**THE PROBLEM**: Retype the material below. Keep every word exactly as it is.
• • • •
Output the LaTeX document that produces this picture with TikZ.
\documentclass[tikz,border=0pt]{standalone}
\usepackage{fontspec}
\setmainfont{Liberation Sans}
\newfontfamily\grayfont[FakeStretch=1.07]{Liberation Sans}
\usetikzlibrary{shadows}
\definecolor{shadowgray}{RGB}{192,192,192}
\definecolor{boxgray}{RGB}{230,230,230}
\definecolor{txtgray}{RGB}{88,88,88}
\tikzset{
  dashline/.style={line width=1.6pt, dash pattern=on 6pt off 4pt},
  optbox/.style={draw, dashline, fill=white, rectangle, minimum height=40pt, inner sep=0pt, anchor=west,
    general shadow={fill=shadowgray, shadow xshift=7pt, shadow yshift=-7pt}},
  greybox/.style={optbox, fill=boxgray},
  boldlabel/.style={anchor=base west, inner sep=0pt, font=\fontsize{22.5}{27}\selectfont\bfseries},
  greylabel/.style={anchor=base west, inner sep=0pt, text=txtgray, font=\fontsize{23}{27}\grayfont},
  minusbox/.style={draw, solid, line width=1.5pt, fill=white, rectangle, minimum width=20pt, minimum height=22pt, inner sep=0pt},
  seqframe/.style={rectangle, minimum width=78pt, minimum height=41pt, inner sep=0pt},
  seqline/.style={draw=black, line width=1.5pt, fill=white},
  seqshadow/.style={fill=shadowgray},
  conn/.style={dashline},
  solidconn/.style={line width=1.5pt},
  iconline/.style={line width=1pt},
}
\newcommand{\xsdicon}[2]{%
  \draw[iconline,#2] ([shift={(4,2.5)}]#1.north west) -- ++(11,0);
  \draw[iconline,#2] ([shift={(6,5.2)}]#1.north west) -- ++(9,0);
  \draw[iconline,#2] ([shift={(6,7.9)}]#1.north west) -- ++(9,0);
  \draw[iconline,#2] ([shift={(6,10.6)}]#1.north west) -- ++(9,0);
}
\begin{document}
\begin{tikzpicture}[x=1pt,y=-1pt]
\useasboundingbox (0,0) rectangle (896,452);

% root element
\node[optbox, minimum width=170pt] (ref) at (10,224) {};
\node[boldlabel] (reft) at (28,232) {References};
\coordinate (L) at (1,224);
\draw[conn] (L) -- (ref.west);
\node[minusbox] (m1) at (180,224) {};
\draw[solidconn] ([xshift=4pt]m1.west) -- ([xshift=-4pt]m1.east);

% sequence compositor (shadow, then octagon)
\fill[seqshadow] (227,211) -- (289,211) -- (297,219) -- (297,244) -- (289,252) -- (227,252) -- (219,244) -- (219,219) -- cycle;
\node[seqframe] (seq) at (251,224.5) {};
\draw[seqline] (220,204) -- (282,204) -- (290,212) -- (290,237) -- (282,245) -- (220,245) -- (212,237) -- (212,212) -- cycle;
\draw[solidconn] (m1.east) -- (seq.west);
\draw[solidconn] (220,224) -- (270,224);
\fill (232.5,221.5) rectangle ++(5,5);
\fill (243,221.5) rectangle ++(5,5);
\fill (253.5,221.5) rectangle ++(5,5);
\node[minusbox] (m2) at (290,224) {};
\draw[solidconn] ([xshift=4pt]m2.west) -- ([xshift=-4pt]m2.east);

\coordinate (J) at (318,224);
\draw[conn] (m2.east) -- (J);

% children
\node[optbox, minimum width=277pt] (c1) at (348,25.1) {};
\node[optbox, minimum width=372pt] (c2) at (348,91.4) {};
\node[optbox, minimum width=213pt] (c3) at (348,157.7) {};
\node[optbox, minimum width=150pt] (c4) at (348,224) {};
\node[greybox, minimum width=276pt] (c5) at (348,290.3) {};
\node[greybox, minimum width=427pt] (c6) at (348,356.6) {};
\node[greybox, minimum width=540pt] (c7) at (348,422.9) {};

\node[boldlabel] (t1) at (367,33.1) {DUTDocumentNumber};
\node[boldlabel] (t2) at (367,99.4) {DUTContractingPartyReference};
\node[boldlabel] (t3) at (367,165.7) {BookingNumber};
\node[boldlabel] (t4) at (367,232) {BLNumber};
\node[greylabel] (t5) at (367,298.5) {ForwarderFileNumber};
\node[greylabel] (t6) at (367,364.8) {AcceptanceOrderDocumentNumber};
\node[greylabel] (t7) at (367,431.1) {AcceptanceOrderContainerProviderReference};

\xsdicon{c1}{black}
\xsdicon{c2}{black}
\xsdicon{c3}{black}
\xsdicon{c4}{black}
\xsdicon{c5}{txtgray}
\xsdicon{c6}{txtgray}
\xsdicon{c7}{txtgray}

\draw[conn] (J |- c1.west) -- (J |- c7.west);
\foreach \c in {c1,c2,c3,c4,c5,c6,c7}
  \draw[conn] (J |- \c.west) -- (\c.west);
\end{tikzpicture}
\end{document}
• • • •
**COMPLETE RESPONSE**:
Output the LaTeX document that produces this picture with TikZ.
\documentclass[tikz,border=0pt]{standalone}
\usepackage{fontspec}
\setmainfont{Liberation Sans}
\newfontfamily\grayfont[FakeStretch=1.07]{Liberation Sans}
\usetikzlibrary{shadows}
\definecolor{shadowgray}{RGB}{192,192,192}
\definecolor{boxgray}{RGB}{230,230,230}
\definecolor{txtgray}{RGB}{88,88,88}
\tikzset{
  dashline/.style={line width=1.6pt, dash pattern=on 6pt off 4pt},
  optbox/.style={draw, dashline, fill=white, rectangle, minimum height=40pt, inner sep=0pt, anchor=west,
    general shadow={fill=shadowgray, shadow xshift=7pt, shadow yshift=-7pt}},
  greybox/.style={optbox, fill=boxgray},
  boldlabel/.style={anchor=base west, inner sep=0pt, font=\fontsize{22.5}{27}\selectfont\bfseries},
  greylabel/.style={anchor=base west, inner sep=0pt, text=txtgray, font=\fontsize{23}{27}\grayfont},
  minusbox/.style={draw, solid, line width=1.5pt, fill=white, rectangle, minimum width=20pt, minimum height=22pt, inner sep=0pt},
  seqframe/.style={rectangle, minimum width=78pt, minimum height=41pt, inner sep=0pt},
  seqline/.style={draw=black, line width=1.5pt, fill=white},
  seqshadow/.style={fill=shadowgray},
  conn/.style={dashline},
  solidconn/.style={line width=1.5pt},
  iconline/.style={line width=1pt},
}
\newcommand{\xsdicon}[2]{%
  \draw[iconline,#2] ([shift={(4,2.5)}]#1.north west) -- ++(11,0);
  \draw[iconline,#2] ([shift={(6,5.2)}]#1.north west) -- ++(9,0);
  \draw[iconline,#2] ([shift={(6,7.9)}]#1.north west) -- ++(9,0);
  \draw[iconline,#2] ([shift={(6,10.6)}]#1.north west) -- ++(9,0);
}
\begin{document}
\begin{tikzpicture}[x=1pt,y=-1pt]
\useasboundingbox (0,0) rectangle (896,452);

% root element
\node[optbox, minimum width=170pt] (ref) at (10,224) {};
\node[boldlabel] (reft) at (28,232) {References};
\coordinate (L) at (1,224);
\draw[conn] (L) -- (ref.west);
\node[minusbox] (m1) at (180,224) {};
\draw[solidconn] ([xshift=4pt]m1.west) -- ([xshift=-4pt]m1.east);

% sequence compositor (shadow, then octagon)
\fill[seqshadow] (227,211) -- (289,211) -- (297,219) -- (297,244) -- (289,252) -- (227,252) -- (219,244) -- (219,219) -- cycle;
\node[seqframe] (seq) at (251,224.5) {};
\draw[seqline] (220,204) -- (282,204) -- (290,212) -- (290,237) -- (282,245) -- (220,245) -- (212,237) -- (212,212) -- cycle;
\draw[solidconn] (m1.east) -- (seq.west);
\draw[solidconn] (220,224) -- (270,224);
\fill (232.5,221.5) rectangle ++(5,5);
\fill (243,221.5) rectangle ++(5,5);
\fill (253.5,221.5) rectangle ++(5,5);
\node[minusbox] (m2) at (290,224) {};
\draw[solidconn] ([xshift=4pt]m2.west) -- ([xshift=-4pt]m2.east);

\coordinate (J) at (318,224);
\draw[conn] (m2.east) -- (J);

% children
\node[optbox, minimum width=277pt] (c1) at (348,25.1) {};
\node[optbox, minimum width=372pt] (c2) at (348,91.4) {};
\node[optbox, minimum width=213pt] (c3) at (348,157.7) {};
\node[optbox, minimum width=150pt] (c4) at (348,224) {};
\node[greybox, minimum width=276pt] (c5) at (348,290.3) {};
\node[greybox, minimum width=427pt] (c6) at (348,356.6) {};
\node[greybox, minimum width=540pt] (c7) at (348,422.9) {};

\node[boldlabel] (t1) at (367,33.1) {DUTDocumentNumber};
\node[boldlabel] (t2) at (367,99.4) {DUTContractingPartyReference};
\node[boldlabel] (t3) at (367,165.7) {BookingNumber};
\node[boldlabel] (t4) at (367,232) {BLNumber};
\node[greylabel] (t5) at (367,298.5) {ForwarderFileNumber};
\node[greylabel] (t6) at (367,364.8) {AcceptanceOrderDocumentNumber};
\node[greylabel] (t7) at (367,431.1) {AcceptanceOrderContainerProviderReference};

\xsdicon{c1}{black}
\xsdicon{c2}{black}
\xsdicon{c3}{black}
\xsdicon{c4}{black}
\xsdicon{c5}{txtgray}
\xsdicon{c6}{txtgray}
\xsdicon{c7}{txtgray}

\draw[conn] (J |- c1.west) -- (J |- c7.west);
\foreach \c in {c1,c2,c3,c4,c5,c6,c7}
  \draw[conn] (J |- \c.west) -- (\c.west);
\end{tikzpicture}
\end{document}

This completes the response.